Forgotten reservoir found by Heritage Board

Forgotten reservoir found by Heritage Board
The reservoir, together with its surrounding mature secondary forest, is worth documenting for a closer look at the biodiversity, says Nature Society's (Singapore) president Shawn Lum.

SINGAPORE - An abandoned reservoir that dates back to 1905 has been uncovered by the National Heritage Board (NHB).

Located off Telok Blangah Road and near Mount Faber, it was part of the Tanjong Pagar Dock but is not demarcated in the modern maps of Singapore.

However, while doing a study on the topographical changes in Singapore over the past 100 years, a team from the board discovered the reservoir, nestled in a densely-forested area.

"We were poring over old maps of the area and saw a body of water marked out on them," said John Kwok, 36, assistant director of research at NHB.

Following the discovery in February, Dr Kwok and four researchers spent another four months going through old maps and documents to piece together the story of the forgotten reservoir, which is about one-third of the size of an Olympic-sized swimming pool.

Based on a 1924 map by the former Singapore Harbour Board, the researchers found it was one of three small reservoirs that used to be in the area.

It most likely served residents of a nearby settlement.

Later, it was used as a swimming pool, based on pre-war and post-war maps. Remnants of a diving board and a bathing area still stand today.

The place, which used to be referred to as Keppel Hill reservoir, made the news in 1936 and 1948 when two soldiers and a boy drowned in two separate incidents after taking a dip.

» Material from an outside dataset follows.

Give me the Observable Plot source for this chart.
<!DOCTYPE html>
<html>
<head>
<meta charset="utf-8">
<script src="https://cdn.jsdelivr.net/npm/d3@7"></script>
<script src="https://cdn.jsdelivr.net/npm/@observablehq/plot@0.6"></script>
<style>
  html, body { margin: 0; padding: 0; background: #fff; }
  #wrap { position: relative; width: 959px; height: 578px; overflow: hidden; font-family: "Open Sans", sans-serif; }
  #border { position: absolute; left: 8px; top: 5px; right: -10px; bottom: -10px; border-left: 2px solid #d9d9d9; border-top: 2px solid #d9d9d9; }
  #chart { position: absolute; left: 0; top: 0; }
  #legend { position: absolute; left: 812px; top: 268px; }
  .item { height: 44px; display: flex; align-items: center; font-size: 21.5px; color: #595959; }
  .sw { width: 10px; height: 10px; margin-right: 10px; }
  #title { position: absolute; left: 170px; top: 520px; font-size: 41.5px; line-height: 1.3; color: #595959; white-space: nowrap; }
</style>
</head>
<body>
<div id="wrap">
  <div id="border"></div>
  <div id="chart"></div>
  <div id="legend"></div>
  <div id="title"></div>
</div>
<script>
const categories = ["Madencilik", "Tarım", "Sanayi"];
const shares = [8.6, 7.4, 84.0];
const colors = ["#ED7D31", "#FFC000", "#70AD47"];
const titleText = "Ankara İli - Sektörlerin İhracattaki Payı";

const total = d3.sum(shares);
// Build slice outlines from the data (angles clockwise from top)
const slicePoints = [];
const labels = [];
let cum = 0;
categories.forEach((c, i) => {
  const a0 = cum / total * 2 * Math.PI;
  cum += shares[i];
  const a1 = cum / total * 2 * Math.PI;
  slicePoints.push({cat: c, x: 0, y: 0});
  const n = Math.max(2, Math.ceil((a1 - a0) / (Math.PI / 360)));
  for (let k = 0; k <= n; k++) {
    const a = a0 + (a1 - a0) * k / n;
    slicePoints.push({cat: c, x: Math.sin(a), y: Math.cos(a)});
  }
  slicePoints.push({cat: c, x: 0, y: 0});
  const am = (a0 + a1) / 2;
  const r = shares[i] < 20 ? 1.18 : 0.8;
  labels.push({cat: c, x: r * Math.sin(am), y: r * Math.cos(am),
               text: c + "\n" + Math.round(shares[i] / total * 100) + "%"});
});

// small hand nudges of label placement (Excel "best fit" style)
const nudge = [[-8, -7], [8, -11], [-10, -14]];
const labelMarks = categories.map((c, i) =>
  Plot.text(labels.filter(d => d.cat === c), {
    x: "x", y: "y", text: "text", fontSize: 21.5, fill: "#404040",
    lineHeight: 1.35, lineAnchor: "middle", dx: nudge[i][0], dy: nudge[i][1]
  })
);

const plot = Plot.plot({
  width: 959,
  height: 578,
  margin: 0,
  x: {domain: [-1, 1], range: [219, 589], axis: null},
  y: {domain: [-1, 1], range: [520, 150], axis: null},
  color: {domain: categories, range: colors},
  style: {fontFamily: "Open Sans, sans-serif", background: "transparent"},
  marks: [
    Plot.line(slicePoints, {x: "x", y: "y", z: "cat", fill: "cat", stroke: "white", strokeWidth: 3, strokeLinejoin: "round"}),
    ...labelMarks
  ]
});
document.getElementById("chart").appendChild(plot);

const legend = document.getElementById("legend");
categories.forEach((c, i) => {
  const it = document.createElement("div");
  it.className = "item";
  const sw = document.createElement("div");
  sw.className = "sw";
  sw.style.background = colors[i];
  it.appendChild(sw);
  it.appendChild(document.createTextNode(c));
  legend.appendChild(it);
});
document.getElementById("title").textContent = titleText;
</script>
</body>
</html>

An oasis of calm amid one of the world's busiest ports, a busy bus interchange and dense residential estates, the site still has a functioning water filtration system which uses different rock types to remove sediment. There are a total of six filter beds. It also has a dam on its southern end.

The board said the land the reservoir sits on is zoned as park land.

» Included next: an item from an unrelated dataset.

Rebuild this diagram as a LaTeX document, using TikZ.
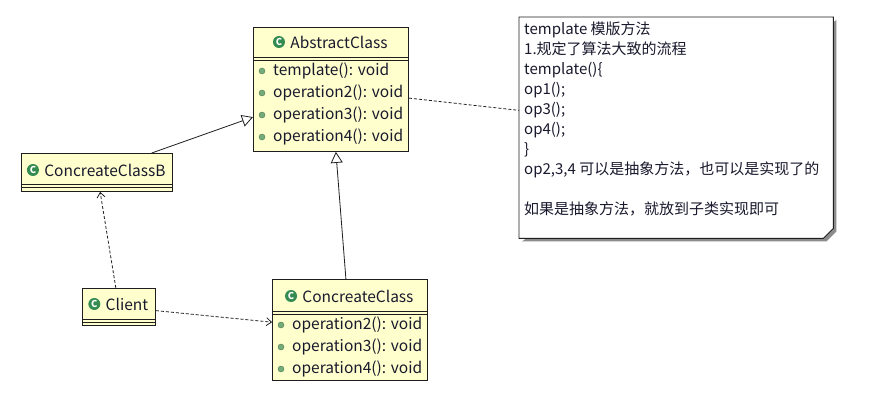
\documentclass[tikz,border=0pt]{standalone}
\usepackage{fontspec}
\setmainfont{Noto Sans CJK SC}
\usetikzlibrary{arrows.meta, positioning, calc}
\definecolor{umlfill}{RGB}{255,255,206}
\definecolor{umlline}{RGB}{30,30,30}
\definecolor{umltext}{RGB}{25,25,45}
\definecolor{icongreen}{RGB}{52,140,80}
\definecolor{dotgreen}{RGB}{115,172,120}
\definecolor{notegray}{RGB}{140,140,140}
\tikzset{
  classbox/.style={rectangle, draw=umlline, fill=umlfill, line width=0.9pt,
    anchor=north west, inner sep=0pt},
  classname/.style={font=\fontsize{15.5}{18}\selectfont, text=umltext, inner sep=0pt},
  classicon/.style={circle, fill=icongreen, minimum size=12pt, inner sep=0pt,
    text=white, font=\bfseries\fontsize{9.5}{9.5}\selectfont},
  member/.style={anchor=west, font=\fontsize{15.5}{18}\selectfont, text=umltext, inner sep=0pt},
  memberdot/.style={circle, fill=dotgreen, draw=dotgreen!70!black, line width=0.4pt,
    minimum size=6pt, inner sep=0pt},
  notebox/.style={rectangle, anchor=north west, inner sep=0pt,
    minimum width=314pt, minimum height=221pt},
  inherit/.style={-{Triangle[open, length=11pt, width=12pt]}, line width=0.8pt, color=umlline},
  depend/.style={-{Straight Barb[length=5pt, width=8pt]}, dash pattern=on 3pt off 2pt,
    line width=0.8pt, color=umlline},
  noteline/.style={dash pattern=on 3pt off 2pt, line width=0.8pt, color=umlline}
}

\begin{document}
\begin{tikzpicture}[x=1pt, y=-1pt]
  \useasboundingbox[fill=white] (0,0) rectangle (887,404);

  % Class boxes
  \node[classbox, minimum width=155pt, minimum height=124pt] (abs) at (253,27) {};
  \node[classbox, minimum width=151pt, minimum height=38pt] (ccb) at (21,153) {};
  \node[classbox, minimum width=73pt, minimum height=37pt] (client) at (82,288) {};
  \node[classbox, minimum width=155pt, minimum height=101pt] (cc) at (272,279) {};

  % Class names with icon
  \node[classname] (abs-t) at ($(abs.north)+(8,15)$) {AbstractClass};
  \node[classicon, left=5pt of abs-t] {C};
  \node[classname] (ccb-t) at ($(ccb.north)+(8,17)$) {ConcreateClassB};
  \node[classicon, left=5pt of ccb-t] {C};
  \node[classname] (client-t) at ($(client.north)+(8,16)$) {Client};
  \node[classicon, left=5pt of client-t] {C};
  \node[classname] (cc-t) at ($(cc.north)+(8,17)$) {ConcreateClass};
  \node[classicon, left=5pt of cc-t] {C};

  % Header separators
  \foreach \c/\h in {abs/30, ccb/31, client/31, cc/32} {
    \draw[umlline, line width=0.9pt] ($(\c.north west)+(0,\h)$) -- ($(\c.north east)+(0,\h)$);
    \draw[umlline, line width=0.9pt] ($(\c.north west)+(0,\h+3.5)$) -- ($(\c.north east)+(0,\h+3.5)$);
  }

  % Members
  \foreach \op [count=\i] in {template, operation2, operation3, operation4} {
    \node[memberdot] at ($(abs.north west)+(9,{22+22*\i})$) {};
    \node[member] at ($(abs.north west)+(20,{22+22*\i})$) {\op(): void};
  }
  \foreach \op [count=\i] in {operation2, operation3, operation4} {
    \node[memberdot] at ($(cc.north west)+(9,{24+22*\i})$) {};
    \node[member] at ($(cc.north west)+(20,{24+22*\i})$) {\op(): void};
  }

  % Note
  \node[notebox] (note) at (519,17) {};
  \fill[notegray] ($(note.north east)+(3,3)$) -- ($(note.south east)+(3,-7)$)
    -- ($(note.south east)+(-7,3)$) -- ($(note.south west)+(3,3)$) -- cycle;
  \draw[umlline, fill=white, line width=0.9pt] (note.north west) -- (note.north east)
    -- ($(note.south east)+(0,-10)$) -- ($(note.south east)+(-10,0)$)
    -- (note.south west) -- cycle;
  \node[anchor=north west, align=left, inner sep=0pt, text=umltext,
    font=\fontsize{15}{20}\selectfont] (note-t) at ($(note.north west)+(5,5)$)
    {template 模版方法\\
     1.规定了算法大致的流程\\
     template()\{\\
     op1();\\
     op3();\\
     op4();\\
     \}\\
     op2,3,4 可以是抽象方法，也可以是实现了的\\
     ~\\
     如果是抽象方法，就放到子类实现即可};

  % Connectors
  \draw[inherit] (ccb) -- (abs);
  \draw[inherit] (cc) -- (abs);
  \draw[depend] (client) -- (ccb);
  \draw[depend] (client) -- (cc);
  \draw[noteline] (abs) -- (note);
\end{tikzpicture}
\end{document}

Singapore has 17 reservoirs which are managed by the PUB.

Meanwhile, the NHB said the discovery is historically significant because of the building materials and methods used.

The bricks used to build the reservoir showed that the body of water was constantly in use, said Alvin Tan, 42, its group director of policy. Some were handmade and date back to the colonial period.

Mr Tan advised people to be careful about exploring the place as the terrain is slippery and overgrown with heavy foliage. He said guided tours may be organised if there is demand.

Nature Society's (Singapore) president Shawn Lum said the reservoir, together with its surrounding mature secondary forest, is worth documenting for a closer look at the biodiversity.

"It's a nice, isolated habitat with a lot of vegetation and sufficient shade - pre-requisites for small wildlife such as birds, frogs and aquatic insects to thrive."